There’s no need to go into contortions about Limerick’s prospects.

Kilkenny’s cupboard is running dangerously bare

Granted, they’re scoring goals, albeit they’ll need a better puckout strategy than they had against Tipperary two months ago. They have a nice-looking blend of youth and experience. They have momentum. Their confidence is high.

Against Clare last time out they played a game they were comfortable with, simple and direct and unfussy. And after all the hoo-hah about their alleged lack of fitness earlier in the season, John Allen and his management team are entitled to feel ever so quietly smug.

It’s now clear they were playing the long game, determined to produce their charges in peak condition for where and when it mattered most: the height of summer.

Some day soon there will dawn a day, possibly even an entire championship, that will be about Limerick. But tomorrow is not that day. Tomorrow is about Kilkenny.

Is this the day it ends? The day when Óisín comes back from Tír na nÓg, hits the ground and is suddenly seen to be withered, ancient, mortal? In a sense, of course, the scenario has already come to pass. Croke Park three weeks ago was the day we discovered these mythological figures had aged and slowed. The same happened to Eddie Keher, Pat Henderson et al in the 1976 Leinster final.

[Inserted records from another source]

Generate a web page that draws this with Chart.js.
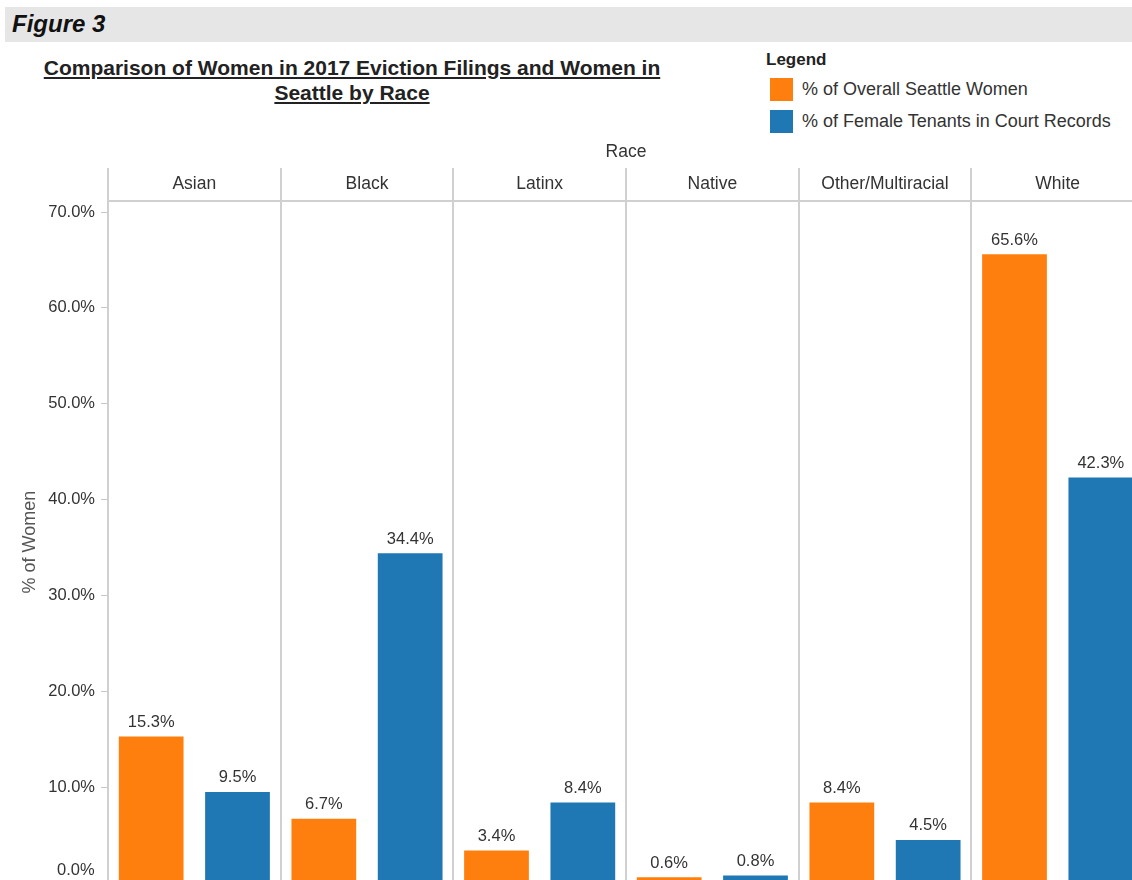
<!DOCTYPE html>
<html>
<head>
<meta charset="utf-8">
<script src="https://cdn.jsdelivr.net/npm/chart.js@4.4.1/dist/chart.umd.min.js"></script>
<style>
html, body { margin: 0; padding: 0; width: 1132px; height: 880px; overflow: hidden; background: #fff; font-family: "Liberation Sans", Arial, sans-serif; }
#fig { position: absolute; left: 5px; top: 7px; width: 1127px; height: 35px; background: #e6e6e6; }
#fig span { position: absolute; left: 7px; top: 3px; font-weight: bold; font-style: italic; font-size: 24px; color: #111; }
#title { position: absolute; left: 0; top: 55px; width: 704px; text-align: center; font-weight: bold; font-size: 21px; line-height: 25px; text-decoration: underline; color: #222; }
#legend { position: absolute; left: 766px; top: 51px; font-size: 18px; color: #333; }
#legend .lt { font-weight: bold; font-size: 17px; height: 18px; line-height: 18px; color: #222; }
#legend .li { display: flex; align-items: center; height: 23px; margin-top: 9px; }
#legend .sw { display: inline-block; width: 23px; height: 23px; margin: 0 9px 0 4px; }
#wrap { position: absolute; left: 0; top: 130px; width: 1144px; height: 769px; }
</style>
</head>
<body>
<div id="fig"><span>Figure 3</span></div>
<div id="title">Comparison of Women in 2017 Eviction Filings and Women in<br>Seattle by Race</div>
<div id="legend"><div class="lt">Legend</div></div>
<div id="wrap"><canvas id="chart"></canvas></div>
<script>
const races = ['Asian', 'Black', 'Latinx', 'Native', 'Other/Multiracial', 'White'];
const seattleWomen = [15.3, 6.7, 3.4, 0.6, 8.4, 65.6];
const courtTenants = [9.5, 34.4, 8.4, 0.8, 4.5, 42.3];
const seriesNames = ['% of Overall Seattle Women', '% of Female Tenants in Court Records'];
const seriesColors = ['#ff7f0e', '#1f77b4'];
const yTicks = [0, 10, 20, 30, 40, 50, 60, 70];

const FONT = '"Liberation Sans", Arial, sans-serif';

// legend sits outside the canvas, built from the same series
const legendEl = document.getElementById('legend');
seriesNames.forEach((name, i) => {
    const row = document.createElement('div');
    row.className = 'li';
    row.innerHTML = `<span class="sw" style="background:${seriesColors[i]}"></span>${name}`;
    legendEl.appendChild(row);
});

const pct = v => Number(v).toFixed(1) + '%';

const barLabels = {
    id: 'barLabels',
    afterDatasetsDraw(chart) {
        const ctx = chart.ctx;
        ctx.save();
        ctx.font = '16.5px ' + FONT;
        ctx.fillStyle = '#333';
        ctx.textAlign = 'center';
        ctx.textBaseline = 'bottom';
        chart.data.datasets.forEach((ds, i) => {
            chart.getDatasetMeta(i).data.forEach((bar, j) => {
                ctx.fillText(pct(ds.data[j]), bar.x, bar.y - 6);
            });
        });
        ctx.restore();
    }
};

const ctx = document.getElementById('chart').getContext('2d');
new Chart(ctx, {
    type: 'bar',
    data: {
        labels: races,
        datasets: [
            { label: seriesNames[0], data: seattleWomen, backgroundColor: seriesColors[0] },
            { label: seriesNames[1], data: courtTenants, backgroundColor: seriesColors[1] }
        ]
    },
    options: {
        responsive: true,
        maintainAspectRatio: false,
        animation: false,
        categoryPercentage: 1.0,
        barPercentage: 0.75,
        layout: { padding: 0 },
        plugins: {
            legend: { display: false },
            tooltip: { enabled: false }
        },
        scales: {
            x: {
                position: 'top',
                afterFit: s => { s.height = 71; },
                grid: { offset: true, color: '#d0d0d0', lineWidth: 2, tickLength: 33 },
                border: { color: '#d0d0d0', width: 2 },
                ticks: { color: '#333', font: { size: 17.5, family: FONT }, padding: -27, maxRotation: 0, autoSkip: false },
                title: { display: true, text: 'Race', color: '#333', font: { size: 17.5, family: FONT }, padding: { top: 12, bottom: 0 } }
            },
            y: {
                position: 'left',
                weight: 1,
                min: 0,
                max: 71.15,
                afterBuildTicks: s => { s.ticks = yTicks.filter(v => v > 0).map(v => ({ value: v })); },
                afterFit: s => { s.width = 108; },
                ticks: { callback: pct, color: '#333', font: { size: 16.5, family: FONT }, padding: 6 },
                grid: { drawOnChartArea: false, tickLength: 7, color: '#c8c8c8' },
                border: { color: '#d0d0d0', width: 2 },
                title: { display: true, text: '% of Women', color: '#555', font: { size: 18, family: FONT }, padding: { top: 19, bottom: 0 } }
            },
            // zero label is pulled up into view, as in the source figure
            y0: {
                position: 'left',
                weight: 0,
                min: 0,
                max: 71.15,
                afterBuildTicks: s => { s.ticks = [{ value: yTicks[0] }]; },
                afterFit: s => { s.width = 0; },
                ticks: { callback: pct, color: '#333', font: { size: 16.5, family: FONT }, mirror: true, padding: -51, labelOffset: -13 },
                grid: { display: false },
                border: { display: false }
            }
        }
    },
    plugins: [barLabels]
});
</script>
</body>
</html>
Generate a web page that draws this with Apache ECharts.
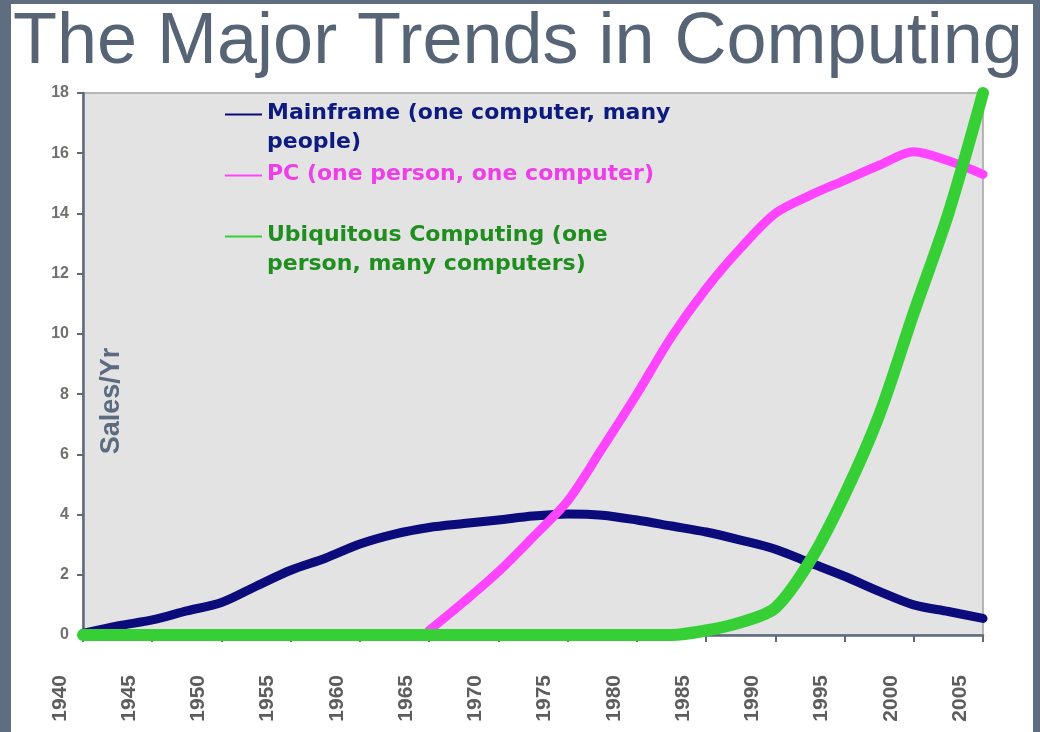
<!DOCTYPE html>
<html>
<head>
<meta charset="utf-8">
<script src="https://cdn.jsdelivr.net/npm/echarts@6/dist/echarts.min.js"></script>
<style>
html, body { margin: 0; padding: 0; width: 1040px; height: 732px; overflow: hidden; background: #5e6d80; }
#chart { position: absolute; left: 11px; top: 4px; width: 1022px; height: 728px; background: #fff; }
</style>
</head>
<body>
<div id="chart"></div>
<script>
var years = [1940, 1942.5, 1945, 1947.5, 1950, 1952.5, 1955, 1957.5, 1960, 1962.5, 1965, 1967.5, 1970,
    1972.5, 1975, 1977.5, 1980, 1982.5, 1985, 1987.5, 1990, 1992.5, 1995, 1997.5, 2000, 2002.5, 2005];
var mainframe = [0.05, 0.3, 0.5, 0.8, 1.08, 1.62, 2.15, 2.55, 3.02, 3.35, 3.57, 3.7, 3.82,
    3.95, 4.02, 3.98, 3.82, 3.62, 3.42, 3.15, 2.85, 2.4, 1.95, 1.45, 1.0, 0.78, 0.55];
var pc = [null, null, null, null, null, null, null, null, null, null, 0.15, 1.1, 2.1,
    3.25, 4.45, 6.2, 8.0, 9.9, 11.5, 12.85, 14.0, 14.6, 15.1, 15.6, 16.05, 15.75, 15.3];
var ubiquitous = [0, 0, 0, 0, 0, 0, 0, 0, 0, 0, 0, 0, 0,
    0, 0, 0, 0, 0, 0.15, 0.42, 0.9, 2.45, 4.65, 7.3, 10.7, 14.0, 18.0];

var names = ['Mainframe (one computer, many people)', 'PC (one person, one computer)',
    'Ubiquitous Computing (one person, many computers)'];
var legendLines = {};
legendLines[names[0]] = 'Mainframe (one computer, many\npeople)';
legendLines[names[1]] = 'PC (one person, one computer)\n ';
legendLines[names[2]] = 'Ubiquitous Computing (one\nperson, many computers)';

var lineColors = ['#0b0b7c', '#ff44ff', '#36cf36'];
var textColors = ['#0d1a80', '#ee3eea', '#1f8e1f'];
var slate = '#5b6b7f';

function pairs(vals) {
    return years.map(function (y, i) { return [y, vals[i]]; });
}

var chart = echarts.init(document.getElementById('chart'));
var option = {
    animation: false,
    title: {
        text: 'The Major Trends in Computing',
        left: 2,
        top: 3,
        padding: 0,
        textStyle: { fontFamily: 'Liberation Sans', fontSize: 72, fontWeight: 'normal', color: '#566475' }
    },
    legend: {
        orient: 'vertical',
        left: 214,
        top: 95,
        padding: 0,
        itemGap: 3,
        itemWidth: 37,
        itemHeight: 29,
        selectedMode: false,
        icon: 'path://M0,0H37V2H0Z M0,28.9H0.1V29H0Z',
        itemStyle: { borderWidth: 0 },
        formatter: function (n) { return legendLines[n]; },
        textStyle: { fontFamily: 'DejaVu Sans', fontWeight: 'bold', fontSize: 22, lineHeight: 29 },
        data: names.map(function (n, i) {
            return { name: n, textStyle: { color: textColors[i] } };
        })
    },
    grid: [{
        left: 72, top: 89, width: 900, height: 542,
        outerBoundsMode: 'none',
        show: true,
        backgroundColor: '#e3e3e3',
        borderColor: '#a3a3a3',
        borderWidth: 1.5
    }, {
        // year labels sit a little left of their ticks in the original
        left: 49, top: 89, width: 900, height: 542,
        outerBoundsMode: 'none'
    }],
    xAxis: [{
        type: 'value',
        min: 1940, max: 2005, interval: 5,
        splitLine: { show: false },
        axisLine: { lineStyle: { color: slate, width: 2.5 } },
        axisTick: { length: 7, lineStyle: { color: slate, width: 2 } },
        axisLabel: { show: false }
    }, {
        gridIndex: 1,
        type: 'value',
        min: 1940, max: 2005, interval: 5,
        splitLine: { show: false },
        axisLine: { show: false },
        axisTick: { show: false },
        axisLabel: {
            rotate: 90, margin: 40,
            formatter: function (v) { return String(v); },
            fontFamily: 'Liberation Sans', fontSize: 21, fontWeight: 'bold', color: '#5d5d5d'
        }
    }],
    yAxis: [{
        type: 'value',
        min: 0, max: 18, interval: 2,
        name: 'Sales/Yr',
        nameLocation: 'middle',
        nameRotate: 90,
        nameGap: -42,
        nameTextStyle: {
            fontFamily: 'Liberation Sans', fontSize: 27, fontWeight: 'bold', color: '#5b6b80',
            padding: [0, 74, 0, 0]
        },
        splitLine: { show: false },
        axisLine: { lineStyle: { color: slate, width: 2.5 } },
        axisTick: { length: 6, lineStyle: { color: slate, width: 2 } },
        axisLabel: { margin: 14, fontFamily: 'Liberation Sans', fontSize: 16, fontWeight: 'bold', color: '#707070' }
    }, {
        gridIndex: 1,
        type: 'value',
        min: 0, max: 18,
        show: false
    }],
    series: [mainframe, pc, ubiquitous].map(function (vals, i) {
        return {
            name: names[i],
            type: 'line',
            data: pairs(vals),
            smooth: 0.3,
            symbol: 'none',
            clip: false,
            itemStyle: { color: lineColors[i] },
            lineStyle: { color: lineColors[i], width: i === 2 ? 12 : 9, cap: 'round', join: 'round' }
        };
    })
};
chart.setOption(option);
</script>
</body>
</html>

But in 1976 the only thing a back door led to was the garden.

If the backlash materialises — if indeed they still have a backlash in them — then the champions will win and win well. In that event be prepared to listen to the world and its mother proclaim that a team beaten in the Division 2 final couldn’t possibly have come within an ass’s roar of the team that won the Division 1 final pulling a train.

If they can win without cannibalising their reserves, all the better for them. It’s no insult to Limerick to say this is a match Kilkenny are required to play with one eye on a prospective semi-final against Tipp.

But if the MacCarthy Cup holders are what they looked against Galway, then all bets are off. In which case, sooner rather than later they’ll be shoved over the edge of the cliff by a younger, hungrier and more motivated team.

The break won’t have done them any harm. The failure to raise a gallop against Galway, a fortnight after they’d given it socks against Dublin, can be ascribed to nothing more complex than an inability — understandable at this stage in the lifespan of the team, even if we didn’t see it coming — to get going twice in the space of three weekends.

Is there any team in hurling history more entitled to an off-day? No. Would a back-door All-Ireland for Kilkenny now be tarnished slightly? Yes. Will Shefflin and the rest of them view it the same way? No chance. They’re players, not philosophers. Next game. Next ball.

However, the cupboard is running dangerously bare. The hurling equivalent of the melting of the polar ice caps has occurred.

Even if the notion a few years back that Kilkenny’s all-singing, all-dancing subs’ bench constituted the second best team in the country was demonstrably risible — it’s easy to look good coming on when you’re winning by 10 points — Brian Cody did possess match-turners: witness the difference the subs made in the closing quarter of the 2009 All-Ireland final.

Now, though, he can no longer cope without his marquee players. JJ Delaney, Michael Fennelly and Michael Rice weren’t just missing for the Leinster final, they were missed.

He’ll need them tomorrow and he’ll need the game’s most consistently brilliant player of the past nine years — red helmet, wears number five, hails from Tullaroan — back to his old self.

In that case Óisín will remain on the horse for another three weeks.